Tuvalu election puts Taiwan ties in play

SYDNEY (Reuters) - The freshly elected lawmakers of the tiny Pacific country of Tuvalu are set to choose a prime minister against a backdrop of China’s efforts to erode the region’s traditional support for Taiwan.

FILE PHOTO: Tuvalu Prime Minister Enele Sosene Sopoaga addresses the 73rd session of the United Nations General Assembly at U.N. headquarters in New York, U.S., September 27, 2018. REUTERS/Eduardo Munoz/File Photo

Incumbent Prime Minister Enele Sopoaga, a strong supporter of Taiwan, retained his seat at a general election on Monday, voting results show, and any move by the new lawmakers to replace him will be closely watched in Beijing and Taipei.

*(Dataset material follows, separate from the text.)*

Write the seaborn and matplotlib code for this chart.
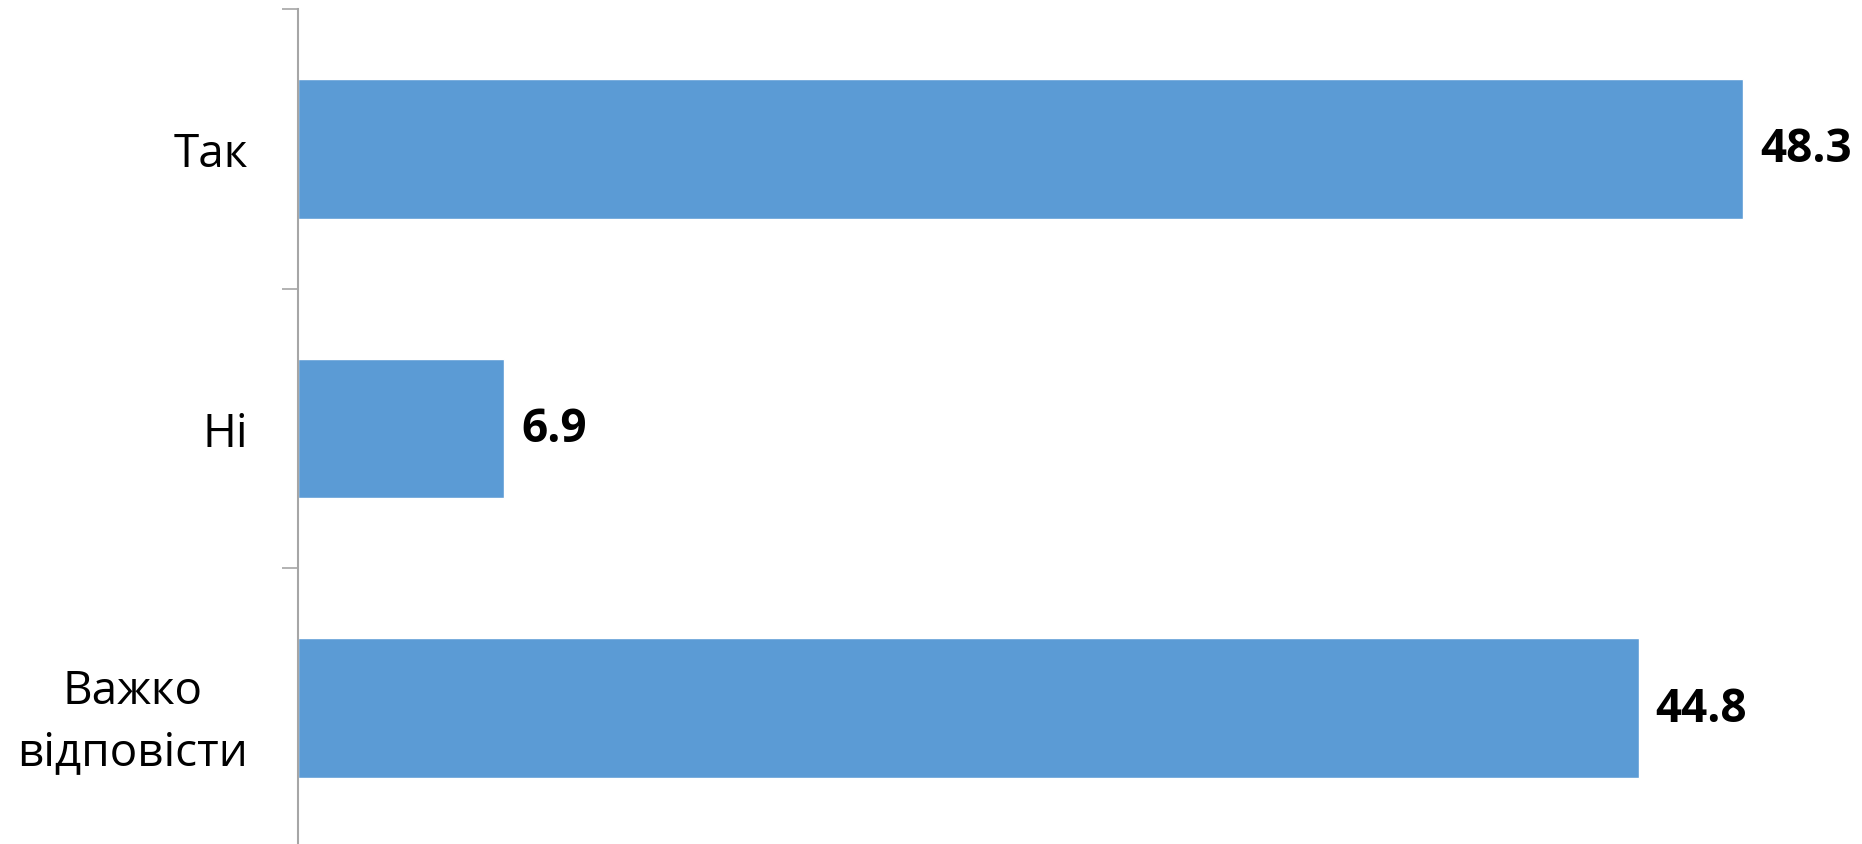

The South Pacific has been a diplomatic stronghold for Taiwan, where formal ties with six of the 16 island nations make up more than a third of its total alliances.

That is now under threat, as Solomon Islands strongly considers a switch to Beijing away from Taiwan. Beijing views Taiwan as a wayward province with no right to state-to-state ties.

It is unclear whether there is appetite to explore a diplomatic shift in Tuvalu, a nation of around 12,000 people and one of the smallest electoral democracies in the world.

No date for the election of a new prime minister has been set, and the vote could take place any time in the coming weeks.

The re-election of Sopoaga would close the door to “any prospect that Tuvalu shifts away from Taiwan,” said Jonathan Pryke, director of the Pacific Islands program at the Lowy Institute, a think tank in Australia.

Seven of Tuvalu’s 16 members of the new parliament will be newcomers, according to the official results published on Tuesday.

Sopoaga, who has been prime minister since 2013, said in August that the island had no relations with China.

“We have a long-standing relationship with Taiwan, I appreciate what they have done for us,” Sopoaga told reporters in August.

Sopoaga has become a fixture on the international stage in calling for tougher global action to tackle climate change which threatens the low-lying country.

Taiwan will contribute $7.06 million to Tuvalu’s budget in 2019, according to budget documents.

Along with aid, Tuvalu is heavily reliant on income derived from the sale of fishing licenses to foreign trawlers and revenue generated from its fortunate country code domain name.

Tuvalu controls the rights to “.tv”, attracting interest from many media companies and websites around the world which pay for the rights to use the domain.